Loro – quelli di Sel – urlano e tengono il punto, lui – Renzi – non rinuncia al suo spazio mediatico e dopo mesi torna a "parlare" attraverso la sua e-nwes, senza nessuna intenzione di alzare la cornetta per chiamare Nichi Vendola. L’accordo non c’è sulla riforma costituzionale.
Magari qualche concessione potrebbe arrivare dalla legge elettorale, ma il premier non molla: «Le riforme non sono il capriccio di un premier autoritario. Ma l’unica strada per far uscire l’Italia dalla stagnazione che prima di essere economica rischia di essere concettuale», scrive il capo del governo. E proprio perché il premier non è autoritario, apre alle modifiche dell’Italicum al Senato, con grande disappunto di Forza Italia, costretta a ingoiare ancora.
Sempre dal web, Renzi elabora: «Modello legge elettorale dei sindaci: un vincitore - eventualmente con ballottaggio - che ha i numeri per governare. Se non governa è colpa sua, non ha alibi. L’Italicum va in questa direzione. È stato già approvato alla Camera. Sarà modificato dal Senato e diventerà legge definitivamente». Già a settembre sarà nel calendario dei lavori, assicura la presidente della prima commissione Anna Finocchiaro.
Parole che vanno di pari passo con i voti di Palazzo Madama.
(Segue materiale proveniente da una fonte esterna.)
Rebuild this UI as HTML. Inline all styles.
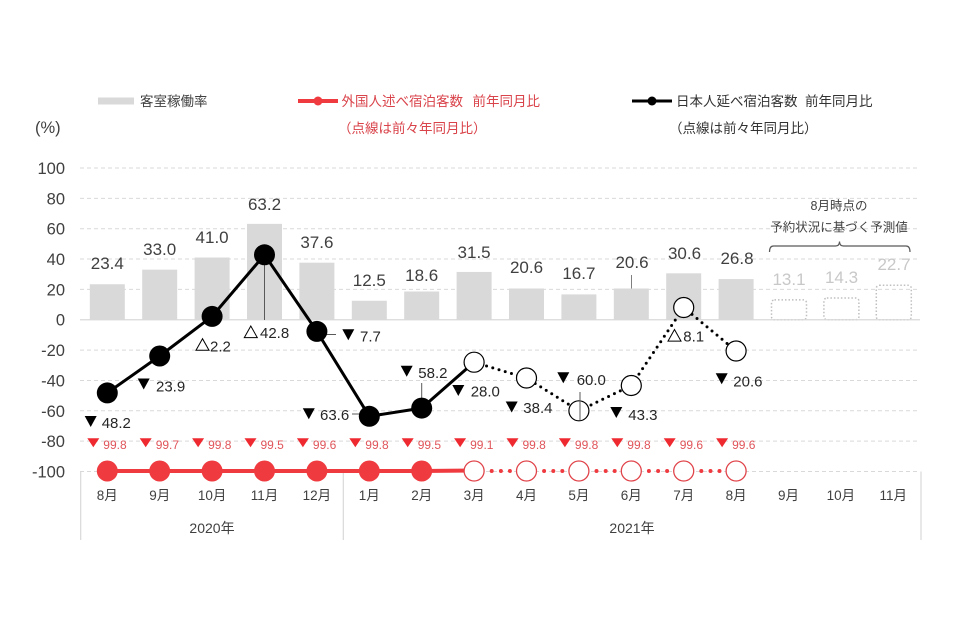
<!DOCTYPE html>
<html><head><meta charset="utf-8"><style>
html,body{margin:0;padding:0;background:#fff;}
svg{display:block;font-family:"Liberation Sans","Noto Sans CJK JP",sans-serif;}
</style></head><body>
<svg width="960" height="630" viewBox="0 0 960 630" xmlns="http://www.w3.org/2000/svg">
<rect width="960" height="630" fill="#fff"/>
<!-- legend -->
<rect x="98" y="97.5" width="36" height="7" fill="#d9d9d9"/>
<text x="140" y="106" font-size="13.5" fill="#404040">客室稼働率</text>
<line x1="298" y1="101" x2="338" y2="101" stroke="#ef3b40" stroke-width="4"/>
<circle cx="318" cy="101" r="4.5" fill="#ef3b40"/>
<text x="341.5" y="106" font-size="13.5" fill="#d9434a">外国人述べ宿泊客数</text>
<text x="472.5" y="106" font-size="13.5" fill="#d9434a">前年同月比</text>
<text x="338" y="133" font-size="13.5" fill="#d9434a">（点線は前々年同月比）</text>
<line x1="632" y1="101" x2="672" y2="101" stroke="#000" stroke-width="3"/>
<circle cx="652" cy="101" r="4.5" fill="#000"/>
<text x="676" y="106" font-size="13.5" fill="#333">日本人延べ宿泊客数</text>
<text x="805" y="106" font-size="13.5" fill="#333">前年同月比</text>
<text x="669" y="133" font-size="13.5" fill="#333">（点線は前々年同月比）</text>
<text x="35" y="133" font-size="16.5" fill="#404040">(%)</text>

<!-- gridlines -->
<g stroke="#d9d9d9" stroke-width="1" stroke-dasharray="4 3">
<line x1="80" y1="168" x2="920" y2="168"/>
<line x1="80" y1="198.35" x2="920" y2="198.35"/>
<line x1="80" y1="228.7" x2="920" y2="228.7"/>
<line x1="80" y1="259.05" x2="920" y2="259.05"/>
<line x1="80" y1="289.4" x2="920" y2="289.4"/>
<line x1="80" y1="350.1" x2="920" y2="350.1"/>
<line x1="80" y1="380.45" x2="920" y2="380.45"/>
<line x1="80" y1="410.8" x2="920" y2="410.8"/>
<line x1="80" y1="441.15" x2="920" y2="441.15"/>
<line x1="80" y1="471.5" x2="920" y2="471.5"/>
</g>
<!-- y labels -->
<g font-size="16.5" fill="#404040" text-anchor="end">
<text x="65" y="174">100</text>
<text x="65" y="204.3">80</text>
<text x="65" y="234.7">60</text>
<text x="65" y="265">40</text>
<text x="65" y="295.4">20</text>
<text x="65" y="325.7">0</text>
<text x="65" y="356.1">-20</text>
<text x="65" y="386.4">-40</text>
<text x="65" y="416.8">-60</text>
<text x="65" y="447.1">-80</text>
<text x="65" y="477.5">-100</text>
</g>

<!-- bars -->
<g fill="#d9d9d9">
<rect x="89.8" y="284.24" width="35" height="35.51"/>
<rect x="142.2" y="269.67" width="35" height="50.08"/>
<rect x="194.6" y="257.53" width="35" height="62.22"/>
<rect x="247" y="223.85" width="35" height="95.9"/>
<rect x="299.4" y="262.69" width="35" height="57.06"/>
<rect x="351.8" y="300.78" width="35" height="18.97"/>
<rect x="404.2" y="291.52" width="35" height="28.23"/>
<rect x="456.6" y="271.95" width="35" height="47.8"/>
<rect x="509" y="288.49" width="35" height="31.26"/>
<rect x="561.4" y="294.41" width="35" height="25.34"/>
<rect x="613.8" y="288.49" width="35" height="31.26"/>
<rect x="666.2" y="273.31" width="35" height="46.44"/>
<rect x="718.6" y="279.08" width="35" height="40.67"/>
</g>
<g fill="none" stroke="#bfbfbf" stroke-width="1.5" stroke-dasharray="1.5 2">
<rect x="771.5" y="299.87" width="35" height="19.88" rx="3"/>
<rect x="823.9" y="298.05" width="35" height="21.7" rx="3"/>
<rect x="876.3" y="285.3" width="35" height="34.45" rx="3"/>
</g>
<!-- zero line -->
<line x1="80" y1="319.75" x2="920" y2="319.75" stroke="#d9d9d9" stroke-width="1.2"/>

<!-- bar labels -->
<g font-size="17" fill="#404040" text-anchor="middle">
<text x="107.3" y="269">23.4</text>
<text x="159.7" y="255">33.0</text>
<text x="212.1" y="243">41.0</text>
<text x="264.5" y="210">63.2</text>
<text x="316.9" y="248">37.6</text>
<text x="369.3" y="286">12.5</text>
<text x="421.7" y="281">18.6</text>
<text x="474.1" y="258">31.5</text>
<text x="526.5" y="273">20.6</text>
<text x="578.9" y="279">16.7</text>
<text x="632" y="268">20.6</text>
<text x="684.5" y="259">30.6</text>
<text x="737" y="264">26.8</text>
</g>
<g font-size="17" fill="#c8c8c8" text-anchor="middle">
<text x="789" y="285">13.1</text>
<text x="841.5" y="283">14.3</text>
<text x="894" y="270">22.7</text>
</g>
<line x1="631.5" y1="275" x2="631.5" y2="288.5" stroke="#7f7f7f" stroke-width="1"/>

<!-- annotation -->
<g font-size="12.5" fill="#404040" text-anchor="middle">
<text x="839" y="210">8月時点の</text>
<text x="839" y="231.5">予約状況に基づく予測値</text>
</g>
<path d="M769.5,252 Q769.5,246 773.5,246 L835.5,246 Q839.5,246 839.5,241.5 Q839.5,246 843.5,246 L906,246 Q910,246 910,252" fill="none" stroke="#595959" stroke-width="1.2"/>

<!-- x axis -->
<g stroke="#d9d9d9" stroke-width="1.2">
<line x1="80.7" y1="471.5" x2="80.7" y2="540"/>
<line x1="343.3" y1="471.5" x2="343.3" y2="540"/>
<line x1="921" y1="471.5" x2="921" y2="540"/>
</g>
<g font-size="13.5" fill="#404040" text-anchor="middle">
<text x="107.3" y="500">8月</text>
<text x="159.7" y="500">9月</text>
<text x="212.1" y="500">10月</text>
<text x="264.5" y="500">11月</text>
<text x="316.9" y="500">12月</text>
<text x="369.3" y="500">1月</text>
<text x="421.7" y="500">2月</text>
<text x="474.1" y="500">3月</text>
<text x="526.5" y="500">4月</text>
<text x="578.9" y="500">5月</text>
<text x="631.3" y="500">6月</text>
<text x="683.7" y="500">7月</text>
<text x="736.1" y="500">8月</text>
<text x="788.5" y="500">9月</text>
<text x="840.9" y="500">10月</text>
<text x="893.3" y="500">11月</text>
<text x="212" y="533" font-size="14">2020年</text>
<text x="632" y="533" font-size="14">2021年</text>
</g>

<!-- leader lines black series -->
<g stroke="#595959" stroke-width="1">
<line x1="264.5" y1="255" x2="264.5" y2="320"/>
<line x1="318" y1="334.5" x2="336" y2="334.5"/>
<line x1="352" y1="414" x2="362" y2="414"/>
<line x1="421.7" y1="383" x2="421.7" y2="408"/>
</g>

<!-- red series -->
<polyline points="107.3,471 159.7,471 212.1,471 264.5,471 316.9,471 369.3,471 421.7,471 474.1,470.5" fill="none" stroke="#ef3b40" stroke-width="4"/>
<g fill="#ef3b40">
<circle cx="491.7" cy="471" r="2"/><circle cx="500.9" cy="471" r="2"/><circle cx="509.9" cy="471" r="2"/>
<circle cx="544.1" cy="471" r="2"/><circle cx="553.3" cy="471" r="2"/><circle cx="562.3" cy="471" r="2"/>
<circle cx="596.5" cy="471" r="2"/><circle cx="605.7" cy="471" r="2"/><circle cx="614.7" cy="471" r="2"/>
<circle cx="648.9" cy="471" r="2"/><circle cx="658.1" cy="471" r="2"/><circle cx="667.1" cy="471" r="2"/>
<circle cx="701.3" cy="471" r="2"/><circle cx="710.5" cy="471" r="2"/><circle cx="719.5" cy="471" r="2"/>
<circle cx="107.3" cy="471" r="10.5"/><circle cx="159.7" cy="471" r="10.5"/><circle cx="212.1" cy="471" r="10.5"/>
<circle cx="264.5" cy="471" r="10.5"/><circle cx="316.9" cy="471" r="10.5"/><circle cx="369.3" cy="471" r="10.5"/>
<circle cx="421.7" cy="471" r="10.5"/>
</g>
<g fill="#fff" stroke="#e0444a" stroke-width="1.3">
<circle cx="474.1" cy="471" r="10"/><circle cx="526.5" cy="471" r="10"/><circle cx="578.9" cy="471" r="10"/>
<circle cx="631.3" cy="471" r="10"/><circle cx="683.7" cy="471" r="10"/><circle cx="736.1" cy="471" r="10"/>
</g>
<!-- red labels -->
<g fill="#ee2a30">
<polygon points="87.3,438.3 99.3,438.3 93.3,447.3"/>
<polygon points="139.7,438.3 151.7,438.3 145.7,447.3"/>
<polygon points="192.1,438.3 204.1,438.3 198.1,447.3"/>
<polygon points="244.5,438.3 256.5,438.3 250.5,447.3"/>
<polygon points="296.9,438.3 308.9,438.3 302.9,447.3"/>
<polygon points="349.3,438.3 361.3,438.3 355.3,447.3"/>
<polygon points="401.7,438.3 413.7,438.3 407.7,447.3"/>
<polygon points="454.1,438.3 466.1,438.3 460.1,447.3"/>
<polygon points="506.5,438.3 518.5,438.3 512.5,447.3"/>
<polygon points="558.9,438.3 570.9,438.3 564.9,447.3"/>
<polygon points="611.3,438.3 623.3,438.3 617.3,447.3"/>
<polygon points="663.7,438.3 675.7,438.3 669.7,447.3"/>
<polygon points="716.1,438.3 728.1,438.3 722.1,447.3"/>
</g>
<g font-size="12" fill="#e0555a">
<text x="103.3" y="449">99.8</text>
<text x="155.7" y="449">99.7</text>
<text x="208.1" y="449">99.8</text>
<text x="260.5" y="449">99.5</text>
<text x="312.9" y="449">99.6</text>
<text x="365.3" y="449">99.8</text>
<text x="417.7" y="449">99.5</text>
<text x="470.1" y="449">99.1</text>
<text x="522.5" y="449">99.8</text>
<text x="574.9" y="449">99.8</text>
<text x="627.3" y="449">99.8</text>
<text x="679.7" y="449">99.6</text>
<text x="732.1" y="449">99.6</text>
</g>

<!-- black series -->
<polyline points="474.1,362.2 526.5,378 578.9,410.8 631.3,385.5 683.7,307.5 736.1,351" fill="none" stroke="#000" stroke-width="3" stroke-linecap="round" stroke-dasharray="0 6.5"/>
<polyline points="107.3,392.9 159.7,356 212.1,316.4 264.5,254.8 316.9,331.4 369.3,416.3 421.7,408.1 474.1,362.2" fill="none" stroke="#000" stroke-width="3" stroke-linejoin="round"/>
<g fill="#000">
<circle cx="107.3" cy="392.9" r="10.5"/>
<circle cx="159.7" cy="356" r="10.5"/>
<circle cx="212.1" cy="316.4" r="10.5"/>
<circle cx="264.5" cy="254.8" r="10.5"/>
<circle cx="316.9" cy="331.4" r="10.5"/>
<circle cx="369.3" cy="416.3" r="10.5"/>
<circle cx="421.7" cy="408.1" r="10.5"/>
</g>
<g fill="#fff" stroke="#000" stroke-width="1.2">
<circle cx="474.1" cy="362.2" r="10"/>
<circle cx="526.5" cy="378" r="10"/>
<circle cx="578.9" cy="410.8" r="10"/>
<circle cx="631.3" cy="385.5" r="10"/>
<circle cx="683.7" cy="307.5" r="10"/>
<circle cx="736.1" cy="351" r="10"/>
</g>
<line x1="580" y1="392" x2="580" y2="420" stroke="#595959" stroke-width="1"/>

<!-- black labels triangles -->
<g fill="#000">
<polygon points="84.7,416 96.7,416 90.7,427"/>
<polygon points="137.7,378.5 149.7,378.5 143.7,389.5"/>
<polygon points="342.3,329.2 354.3,329.2 348.3,340.2"/>
<polygon points="302.8,408.3 314.8,408.3 308.8,419.3"/>
<polygon points="400.7,365.8 412.7,365.8 406.7,376.8"/>
<polygon points="452.3,385 464.3,385 458.3,396"/>
<polygon points="505.7,401.5 517.7,401.5 511.7,412.5"/>
<polygon points="557.3,372.3 569.3,372.3 563.3,383.3"/>
<polygon points="610.3,407 622.3,407 616.3,418"/>
<polygon points="715.7,373.3 727.7,373.3 721.7,384.3"/>
</g>
<g fill="none" stroke="#000" stroke-width="1">
<polygon points="202.5,338.7 196,350.3 209,350.3"/>
<polygon points="250.8,326 244.3,337.6 257.3,337.6"/>
<polygon points="674.5,329.5 668,341.1 681,341.1"/>
</g>
<g font-size="15" fill="#262626">
<text x="101.7" y="428">48.2</text>
<text x="156" y="391.5">23.9</text>
<text x="210" y="351.5">2.2</text>
<text x="260" y="338">42.8</text>
<text x="360" y="341.5">7.7</text>
<text x="320" y="420">63.6</text>
<text x="418.3" y="378">58.2</text>
<text x="470.7" y="396.5">28.0</text>
<text x="523.3" y="413">38.4</text>
<text x="576.7" y="385">60.0</text>
<text x="628.3" y="420">43.3</text>
<text x="683.3" y="341.5">8.1</text>
<text x="733.3" y="386.5">20.6</text>
</g>
</svg>
</body></html>
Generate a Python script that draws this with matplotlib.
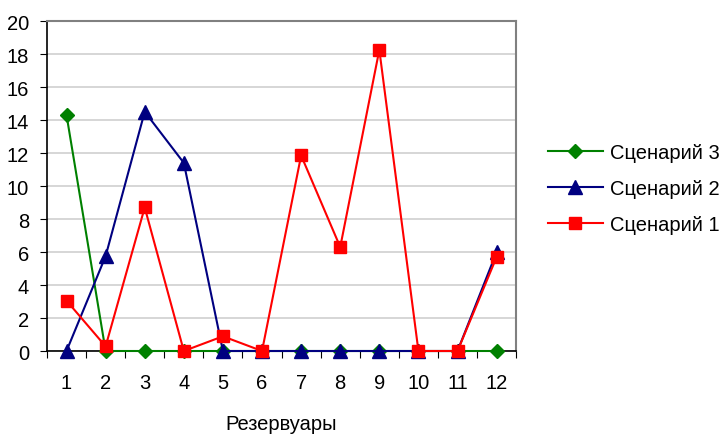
import matplotlib.pyplot as plt

plt.rcParams["font.family"] = ["Liberation Sans", "DejaVu Sans"]

tanks = list(range(1, 13))
scen1 = [3.05, 0.28, 8.7, 0.0, 0.89, 0.0, 11.85, 6.3, 18.25, 0.0, 0.0, 5.7]
scen2 = [0.0, 5.75, 14.5, 11.4, 0.0, 0.0, 0.0, 0.0, 0.0, 0.0, 0.0, 6.0]
scen3 = [14.3, 0.0, 0.0, 0.0, 0.0, 0.0, 0.0, 0.0, 0.0, 0.0, 0.0, 0.0]

FS = 14.5

fig = plt.figure(figsize=(7.26, 4.35), dpi=100)
ax = fig.add_axes([0.0647, 0.1908, 0.6463, 0.7586])

l3, = ax.plot(tanks, scen3, color="#008000", lw=1.5, marker="D", ms=7,
              label="Сценарий 3", zorder=3, clip_on=False)
l2, = ax.plot(tanks, scen2, color="#000080", lw=1.5, marker="^", ms=10,
              label="Сценарий 2", zorder=4, clip_on=False)
l1, = ax.plot(tanks, scen1, color="#FF0000", lw=1.5, marker="s", ms=8.5,
              label="Сценарий 1", zorder=5, clip_on=False)

ax.set_xlim(0.5, 12.5)
ax.set_ylim(0, 20)
ax.set_yticks(range(0, 21, 2))
# category boundaries get the tick marks, category centres get the labels
ax.set_xticks([i + 0.5 for i in range(0, 13)])
ax.set_xticklabels([])
ax.set_xticks(tanks, minor=True)
ax.set_xticklabels([str(t) for t in tanks], minor=True)
ax.tick_params(axis="x", which="major", length=5, direction="out", color="black")
ax.tick_params(axis="x", which="minor", length=0, pad=16, labelsize=FS)
ax.tick_params(axis="y", length=5, direction="out", pad=8, labelsize=FS)
ax.grid(axis="y", color="#d0d0d0", lw=1.2)
ax.set_axisbelow(True)

for side in ("top", "right"):
    ax.spines[side].set_color("#808080")
    ax.spines[side].set_linewidth(1.5)
for side in ("left", "bottom"):
    ax.spines[side].set_color("black")
    ax.spines[side].set_linewidth(1.2)

ax.set_xlabel("Резервуары", fontsize=FS, labelpad=16)

fig.legend(handles=[l3, l2, l1], loc="center left", bbox_to_anchor=(0.755, 0.564),
           frameon=False, fontsize=FS, handlelength=2.7, labelspacing=0.85,
           handletextpad=0.35, borderaxespad=0, borderpad=0)

fig.savefig("out.png", dpi=100)
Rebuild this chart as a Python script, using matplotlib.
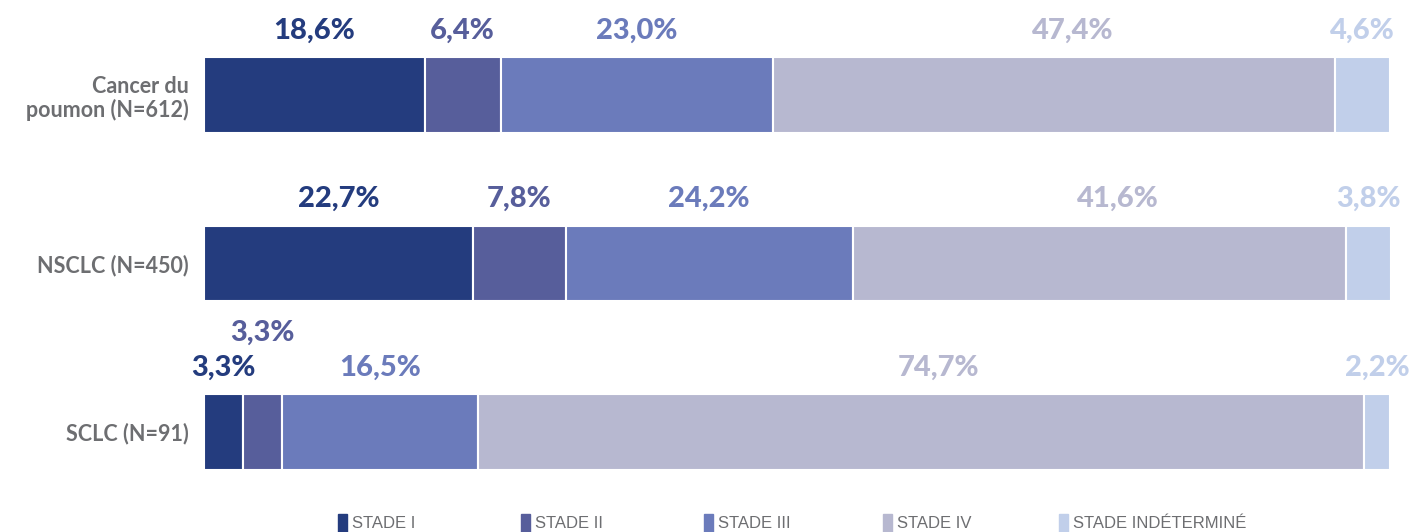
import matplotlib.pyplot as plt
from matplotlib.patches import Rectangle

# data
groups = ['Cancer du\npoumon (N=612)', 'NSCLC (N=450)', 'SCLC (N=91)']
stages = ['STADE I', 'STADE II', 'STADE III', 'STADE IV', 'STADE INDÉTERMINÉ']
stade_1 = [18.6, 22.7, 3.3]
stade_2 = [6.4, 7.8, 3.3]
stade_3 = [23.0, 24.2, 16.5]
stade_4 = [47.4, 41.6, 74.7]
stade_ind = [4.6, 3.8, 2.2]

colors = ['#243c7e', '#575e9b', '#6b7bbb', '#b7b8d0', '#c1cfea']
series = [stade_1, stade_2, stade_3, stade_4, stade_ind]

W, H = 1409, 532
fig = plt.figure(figsize=(W / 100, H / 100), dpi=100)
ax = fig.add_axes([204 / W, 16 / H, 1186 / W, 505 / H])

label_font = ['Lato', 'DejaVu Sans']
lefts = [0.0] * len(groups)
for k, (vals, c) in enumerate(zip(series, colors)):
    ax.barh(range(len(groups)), vals, left=lefts, height=0.45, color=c,
            edgecolor='white', linewidth=1.5)
    for i, v in enumerate(vals):
        cx = lefts[i] + v / 2
        dy = 19
        dx = 0
        if k == 3:
            dx = 13  # stage IV labels sit a bit right of center
        if k == 1 and v < 5:
            dy = 44  # small segment: lift the label above its neighbour
        ax.annotate(f'{v:.1f}%'.replace('.', ','), (cx, i - 0.225),
                    xytext=(dx, dy), textcoords='offset points',
                    ha='center', va='center', fontsize=21, fontweight='black',
                    color=c, family=label_font)
    lefts = [l + v for l, v in zip(lefts, vals)]

ax.set_xlim(0, 100)
ax.set_ylim(2.5, -0.5)
ax.set_yticks(range(len(groups)))
ax.set_yticklabels(groups, fontsize=15.5, fontweight='bold', color='#6d6e71',
                   family=label_font, linespacing=1.1)
ax.tick_params(axis='y', length=0, pad=11)
ax.set_xticks([])
for s in ax.spines.values():
    s.set_visible(False)

# legend along the bottom edge
leg_x = [338, 521, 704, 883, 1059]
for x, lab, c in zip(leg_x, stages, colors):
    fig.patches.append(Rectangle((x / W, 0), 9 / W, 18 / H, transform=fig.transFigure,
                                 color=c, figure=fig))
    fig.text((x + 14) / W, 1 - 516 / H, lab, ha='left', va='top', fontsize=12,
             color='#6d6e71', family=['Liberation Sans Narrow', 'Liberation Sans'])

fig.savefig('out.png', dpi=100)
Il leader del Pd infierisce su un orologio che ha rallentato il ritmo e scrive un suo tweet: «Mentreloro hanno finito il tempo, noi non abbiamo finito la pazienza. Grazie ai senatori che stanno sostenendo questa riforma #lavoltabuona». In particolare, il premier apprezza l’abnegazione di Sergio Zavoli, che resta in aula per non mancare un solo voto. Renzi lo chiama per ringraziarlo e ascolta la risposta formidabile di Zavoli: «Resto perché ogni tanto ho bisogno di indignarmi».
Alla fine insomma, secondo il presidente del Consiglio, «approveremo la riforma in prima lettura, nonostante le urla e gli insulti». Ma mentre lui non cede la scena, dietro le quinte combatte chi vorrebbe sedersi al tavolo degli accordi da protagonista. E allora tra gli azzurri cresce il malumore per le modifiche annunciate da Renzi sul modello elettorale, per allargare i consensi. Preferenze e soglie sono i temi caldi che Fi non vorrebbe toccare. Al contrario, tra gli M5S, il portabandiera delle trattative Luigi Di Maio è pronto a dire la sua: ok alla legge per i sindaci, ma «in cambio chiediamo l’introduzione delle preferenze e l’esclusione dal Parlamento dei condannati con sentenza definitiva, tranne che per i reati di opinione».
Il premier raccoglie le voci e le indiscrezioni e spiega ancora ai suoi elettori cosa pensa di chi gli rimprovera che "non si mangia con le riforme". «Le riforme strutturali sono la principale richiesta di tutti gli operatori economici mondiali. Fatte le riforme, l’Italia sarà molto più appetibile».
E qui entra in gioco il programma renziano, che va avanti anche nel Consiglio dei ministri di oggi, e ancora in quelli fissati per l’11 e il 18 agosto. A fine agosto il governo approverà le misure dello Sblocca-Italia, che oggi sarà illustrato nelle sue linee guida. E ai primi di settembre prenderà definitivamente corpo la riforma della giustizia. «Con l’obiettivo di dimezzare gli arretrati del civile, portare i tempi ai livelli europei (350 giorni contro 950 per il primo grado), garantire la certezza del diritto eliminando il ricorso alle prescrizioni perché il tempo non può sconfiggere la legge».
A settembre c’è poi l’avvio della "fase 2" del governo: la presentazione del programma dei Mille giorni con cui Renzi, «a dispetto dei rassegnati per professione, di chi tra noi si disprezza, dei pessimisti per vocazione» punta a traghettare l’Italia «là dove deve stare», cioè tra le grandi potenze mondiali. Che vuol dire, in primo luogo, avere un posto in prima fila in Europa. Posto che fino al Consiglio europeo del 30 agosto il premier deve guadagnarsi con tutte le sue forze.